* _STORED ROWS_

■ ■ ■

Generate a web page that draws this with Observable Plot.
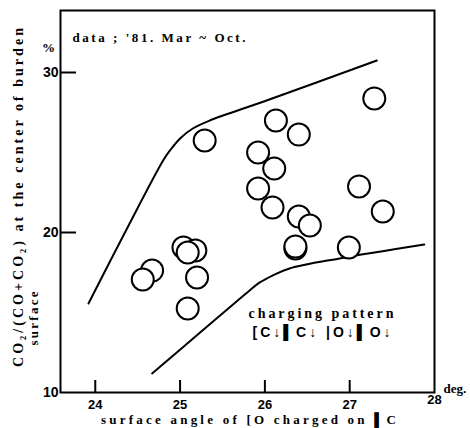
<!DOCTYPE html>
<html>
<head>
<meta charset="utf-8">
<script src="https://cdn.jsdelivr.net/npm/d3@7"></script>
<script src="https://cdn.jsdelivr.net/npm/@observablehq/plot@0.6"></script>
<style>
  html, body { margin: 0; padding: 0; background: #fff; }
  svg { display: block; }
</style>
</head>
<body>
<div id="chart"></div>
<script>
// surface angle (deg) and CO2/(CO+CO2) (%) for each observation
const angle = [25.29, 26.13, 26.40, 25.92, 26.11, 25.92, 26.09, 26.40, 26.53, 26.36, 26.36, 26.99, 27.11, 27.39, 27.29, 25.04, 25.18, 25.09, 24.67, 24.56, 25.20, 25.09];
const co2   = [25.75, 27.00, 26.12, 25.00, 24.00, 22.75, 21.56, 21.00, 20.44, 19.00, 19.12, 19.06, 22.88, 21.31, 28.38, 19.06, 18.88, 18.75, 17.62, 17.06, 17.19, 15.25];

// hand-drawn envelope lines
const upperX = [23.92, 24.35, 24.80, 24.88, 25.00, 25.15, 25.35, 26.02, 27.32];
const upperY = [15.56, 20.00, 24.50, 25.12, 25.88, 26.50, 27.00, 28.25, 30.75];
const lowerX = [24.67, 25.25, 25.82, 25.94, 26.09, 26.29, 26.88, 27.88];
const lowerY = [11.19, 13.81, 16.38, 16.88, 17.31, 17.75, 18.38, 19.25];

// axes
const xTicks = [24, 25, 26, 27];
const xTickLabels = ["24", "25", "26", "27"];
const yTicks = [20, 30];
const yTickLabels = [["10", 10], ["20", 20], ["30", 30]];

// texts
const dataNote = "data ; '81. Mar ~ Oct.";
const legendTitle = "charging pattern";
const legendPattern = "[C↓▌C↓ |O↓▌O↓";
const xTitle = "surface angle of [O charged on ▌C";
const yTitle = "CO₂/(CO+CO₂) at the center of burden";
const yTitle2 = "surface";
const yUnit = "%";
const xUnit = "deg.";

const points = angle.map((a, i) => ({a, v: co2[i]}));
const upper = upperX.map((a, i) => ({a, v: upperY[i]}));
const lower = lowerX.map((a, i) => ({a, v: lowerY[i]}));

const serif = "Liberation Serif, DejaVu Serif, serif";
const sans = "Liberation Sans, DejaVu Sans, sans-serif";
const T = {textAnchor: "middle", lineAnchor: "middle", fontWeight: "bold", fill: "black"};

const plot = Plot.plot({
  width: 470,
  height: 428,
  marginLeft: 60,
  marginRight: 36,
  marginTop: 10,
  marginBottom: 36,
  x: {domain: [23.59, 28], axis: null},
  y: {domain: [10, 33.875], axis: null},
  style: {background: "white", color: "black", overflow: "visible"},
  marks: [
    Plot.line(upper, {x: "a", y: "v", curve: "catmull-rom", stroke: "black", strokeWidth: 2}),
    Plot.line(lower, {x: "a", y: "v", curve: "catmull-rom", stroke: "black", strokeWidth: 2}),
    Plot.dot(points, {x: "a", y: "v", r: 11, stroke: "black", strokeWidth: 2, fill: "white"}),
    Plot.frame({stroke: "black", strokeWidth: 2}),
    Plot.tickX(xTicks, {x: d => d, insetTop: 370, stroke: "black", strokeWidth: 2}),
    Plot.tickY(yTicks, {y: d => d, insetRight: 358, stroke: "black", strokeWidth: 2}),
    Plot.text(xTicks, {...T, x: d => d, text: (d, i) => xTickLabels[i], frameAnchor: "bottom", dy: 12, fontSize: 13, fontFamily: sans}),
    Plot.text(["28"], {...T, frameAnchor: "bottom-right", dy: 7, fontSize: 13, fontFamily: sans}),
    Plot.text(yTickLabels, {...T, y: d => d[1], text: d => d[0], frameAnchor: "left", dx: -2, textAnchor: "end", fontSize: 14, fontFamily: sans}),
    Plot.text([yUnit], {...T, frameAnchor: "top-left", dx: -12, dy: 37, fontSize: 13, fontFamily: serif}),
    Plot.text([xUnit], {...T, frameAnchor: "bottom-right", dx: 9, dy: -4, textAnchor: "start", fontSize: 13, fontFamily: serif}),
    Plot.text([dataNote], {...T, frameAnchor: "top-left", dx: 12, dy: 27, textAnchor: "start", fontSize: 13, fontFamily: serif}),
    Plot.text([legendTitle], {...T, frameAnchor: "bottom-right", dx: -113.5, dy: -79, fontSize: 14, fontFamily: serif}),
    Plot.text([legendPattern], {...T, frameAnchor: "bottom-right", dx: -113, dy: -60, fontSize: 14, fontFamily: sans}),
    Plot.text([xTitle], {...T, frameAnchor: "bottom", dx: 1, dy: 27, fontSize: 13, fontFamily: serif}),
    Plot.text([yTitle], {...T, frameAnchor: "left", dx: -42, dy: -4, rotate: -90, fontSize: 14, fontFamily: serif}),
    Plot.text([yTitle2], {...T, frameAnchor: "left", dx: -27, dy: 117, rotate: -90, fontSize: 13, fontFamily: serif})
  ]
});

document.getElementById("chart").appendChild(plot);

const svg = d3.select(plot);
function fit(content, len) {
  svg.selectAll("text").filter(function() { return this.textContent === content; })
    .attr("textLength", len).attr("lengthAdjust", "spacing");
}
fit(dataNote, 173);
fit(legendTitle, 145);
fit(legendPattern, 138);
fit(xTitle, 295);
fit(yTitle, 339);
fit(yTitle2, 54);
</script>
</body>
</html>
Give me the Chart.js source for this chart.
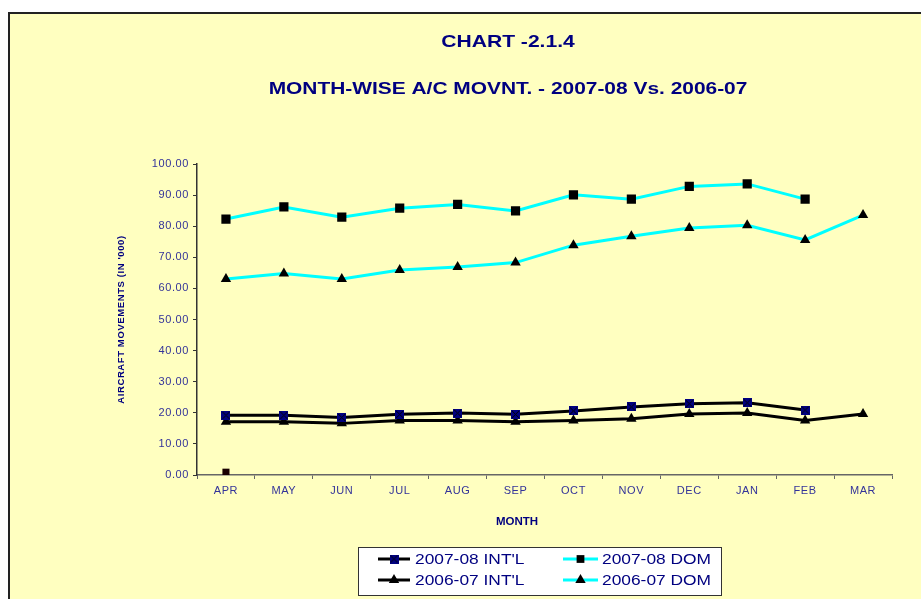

■ ■ ■

* _GOAL_
Scan the material above. Extract every line in which the word "this" occurs.

* _FINISHED TASK_
Generate a web page that draws this with Observable Plot.
  svg.selectAll("text").filter(function() { return this.textContent === content; })
Give me the Chart.js source for this chart.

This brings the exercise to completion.